To a varying degree, anything that someone can come up with to explain a phenomenon. I think that conjectures supported by empirical evidence are the only ones that can be said to explain phenomena that are true for all people, but there is a huge realm of experience that that doesn't encompass, i.e. religious experiences, love, sexual attraction, identity, etc. Those things are part of internal experience and the only tangible definitions those things lies in how we explain those experiences to each other in our language. It's part of being human to wonder about them, to discuss them, to be inclined to agree with one idea over another, but it can never be explained further than that. Science is of no help here. If one has the belief that that which can't be empirically demonstrated must not exist, or cannot be said to exist until it is, or at the very least doesn't matter (my camp more or less), then that's fine and generally you can live you're life like that perfectly fine, a lot of people do. But that still is leaving the realm of science and reason, because you can't prove a negative.

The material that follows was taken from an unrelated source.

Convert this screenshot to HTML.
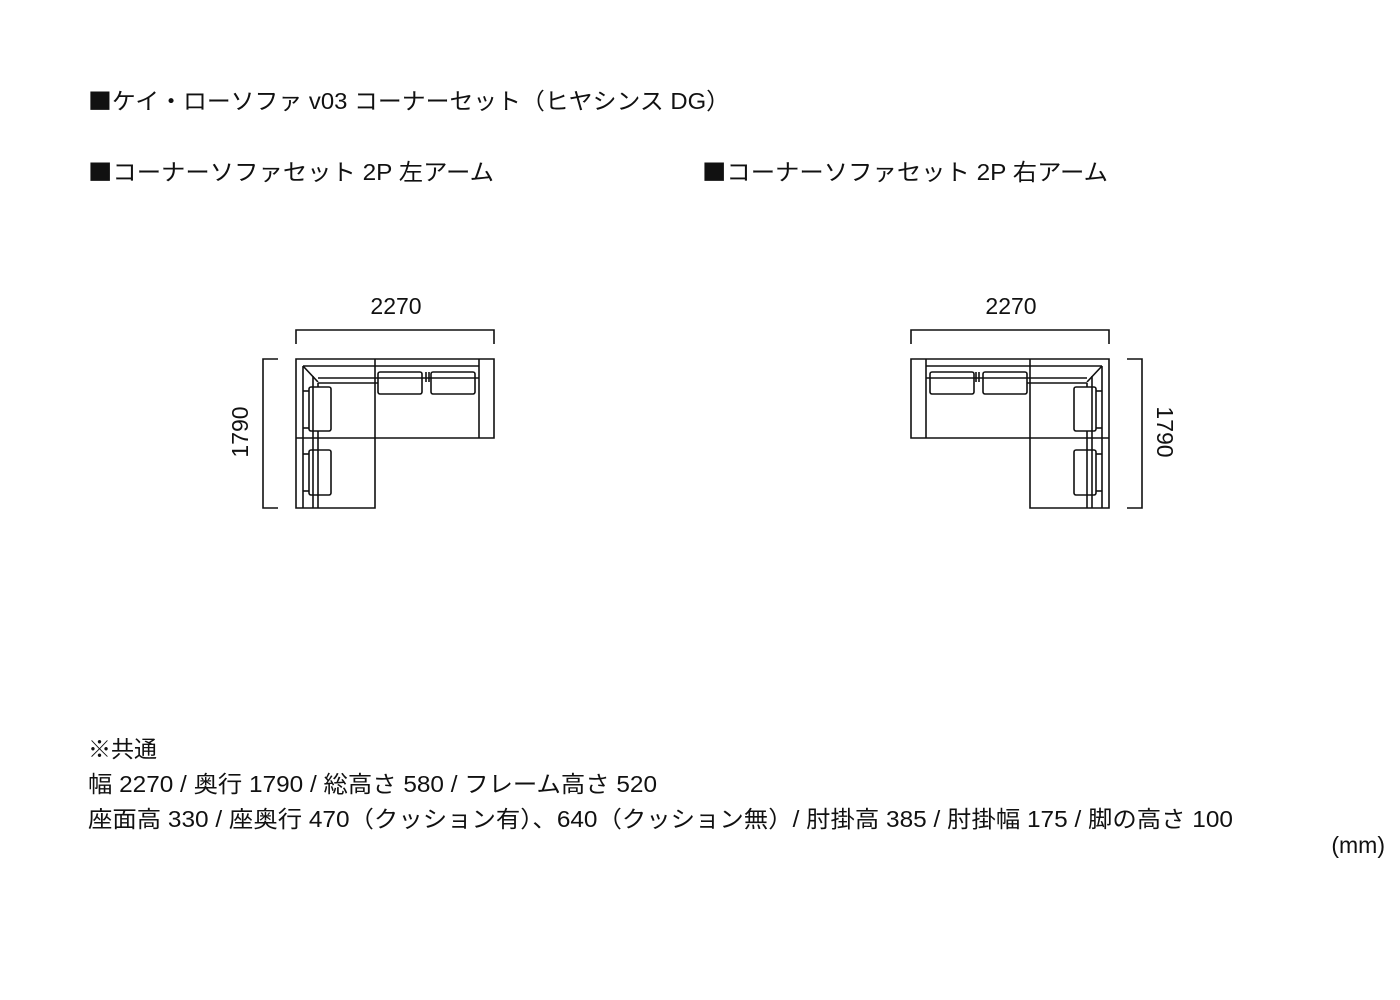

>Supposing for the sake of argument that there's a source of truth that doesn't involve performing an experiment, how could you possibly know if the answer you got is correct without testing it in an experiment? Or, in Popperian terms, how could you know if it was wrong?
You can't. Which is why these are all experiences of internal truth that can't be binding to anyone else, because again I believe the only things which can be said to be potentially true for all people are things which multiple individuals have empirically demonstrated. I just think there's no reason in particular to stop there when it comes to how one conducts their own life. All theological, supernatural, and otherwise non-scientific explanations of these things which are beyond the realm of science are basically people going "woah wouldn't it be cool if", and then believing it or not believing it themselves to varying degrees and telling other people about it who then judge if it makes sense in light of their internal experiences. Really the only problem with this is when non-pluralists fundamentalist types kill or oppress everyone who says "nah that wouldn't be cool and i think you're dumb".
>I'm personally of the opinion that the methods of a lot of things that are classified as science are so sloppy that they degrade those fields to quasi-science at best, and to pseudo-science at worst.
Me too, which is why I'm of the opinion that a lot of these things should be explored outside of that realm, and a live-and-let live mentality is the only position that we can take on them in a secular society, so long as they aren't empirically demonstrated to be legitimately harmful to society at large (i.e. religious fundamentalism, fascism, authoritarian communism, etc.)